As a parent, you will know your child best and will be able to gauge whether they are ready to start school at age 4 or 5 years. When deciding when to start, it is also helpful to consider what age they would then be starting and finishing secondary school and will they be one of the younger students in their year group.
Also, take into consideration the school you wish your child to attend. Most schools enforce a cut off date which will only let children who are a certain age by a certain month start school in September of that year.

It’s beneficial for a child to experience preschool before they start 'big' school. The impact on their social development and experiencing a learning environment will give them the tools to become confident pupils in the long run. Introducing them to a school environment like montessori from a young age will help dispel any apprehensions they may have about starting 'big' school.


How do I enrol my child in the local school?

Firstly, research the primary schools available in your area and decide which one suits your needs. You can search here.

Most schools will have their own enrolment policy so once you have made your choice, you should call the school directly to enquire about places. It is important to enquire early as some schools only accept applications at particular times of the year. All school information, including contact details, is available on each individual school profile here on Schooldays.ie. Search for a Primary School here.



The school will explain to you their enrolment procedure. If the school receives more applications than there are places, they must give priority on the basis of their enrolment policy which can be made available to you on request. They may place you on a waiting list if there are no places available so you may need to contact other schools to find a place.



What do I do if I cannot find a school place for my child?

If you are struggling to find a place for your child in a school, you should contact TUSLA, the Educational Welfare Service for Child & Family. Their contact details for the different regions can be found on www.tusla.ie
email: ewsinfo@tusla.ie
Tel: 01 873 8700

Can my child attend a Catholic School if they are not Catholic?

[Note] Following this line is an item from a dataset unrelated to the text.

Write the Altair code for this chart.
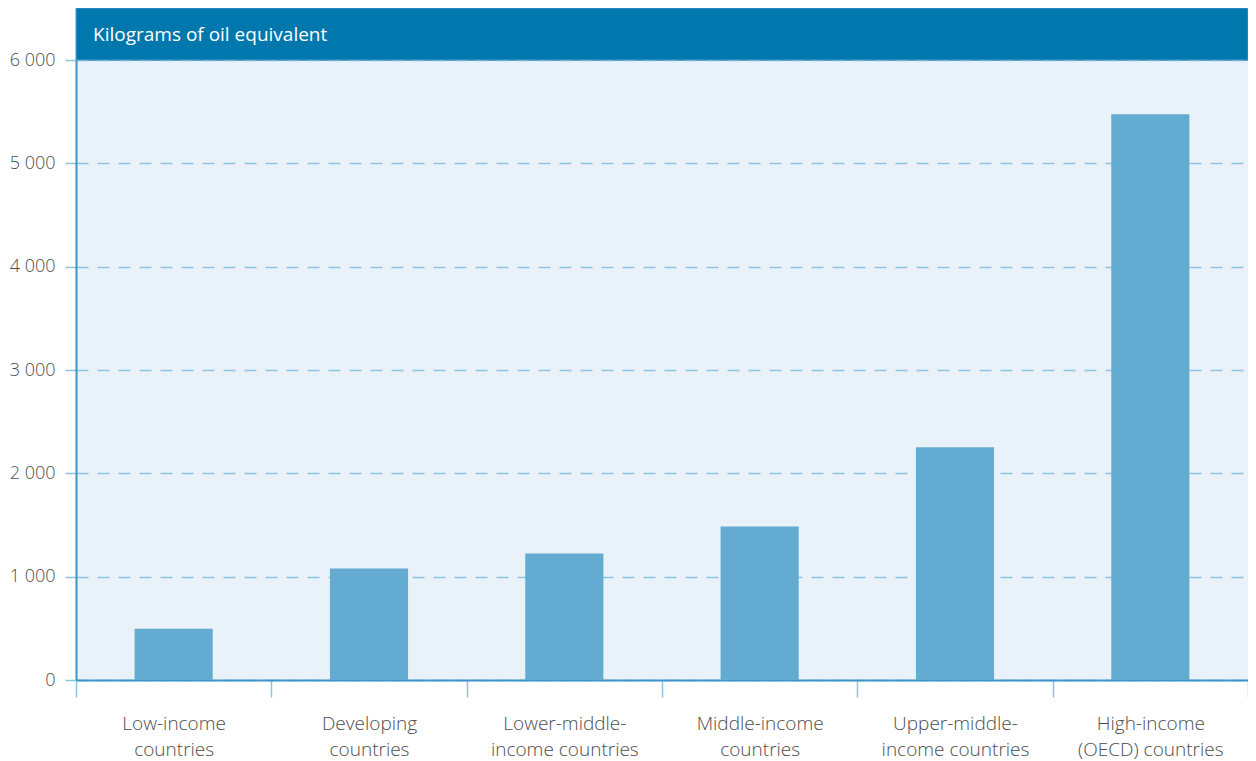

Over 90% of Irish schools are under the patronage of the Catholic church. Therefore, it is very common for children of non-Catholic backgrounds to attend catholic schools. If your child has been offered a place in a Catholic school and you are don’t wish them to participate in religious studies you should inform the Principal when enrolling your child and discuss how this will be managed within the school.

It is important to thoroughly research schools and know what type of school you are enrolling your child into. There are many different types of school on offer in Ireland which are explained here.





Will I have to pay school fees?

The vast majority of Primary Schools are state funded and parents do not have to pay tuition fees. Parents / Guardians are responsible for covering the cost of school uniforms, books, tours etc. If you cannot afford the cost of these items then you may be entitled to the Back to School Clothing and Footwear allowance. More information on this here. Most schools will also seek a ‘voluntary contribution’ from parents to help with the costs of running the school.

There are a small number of Private primary schools and parents opting to send their children to these schools will have to pay an annual fee.

Non-Irish nationals including refugees, asylum seekers and children of migrant workers are entitled to the same education rights as other Irish nationals and they must adhere to the same attendance requirements also.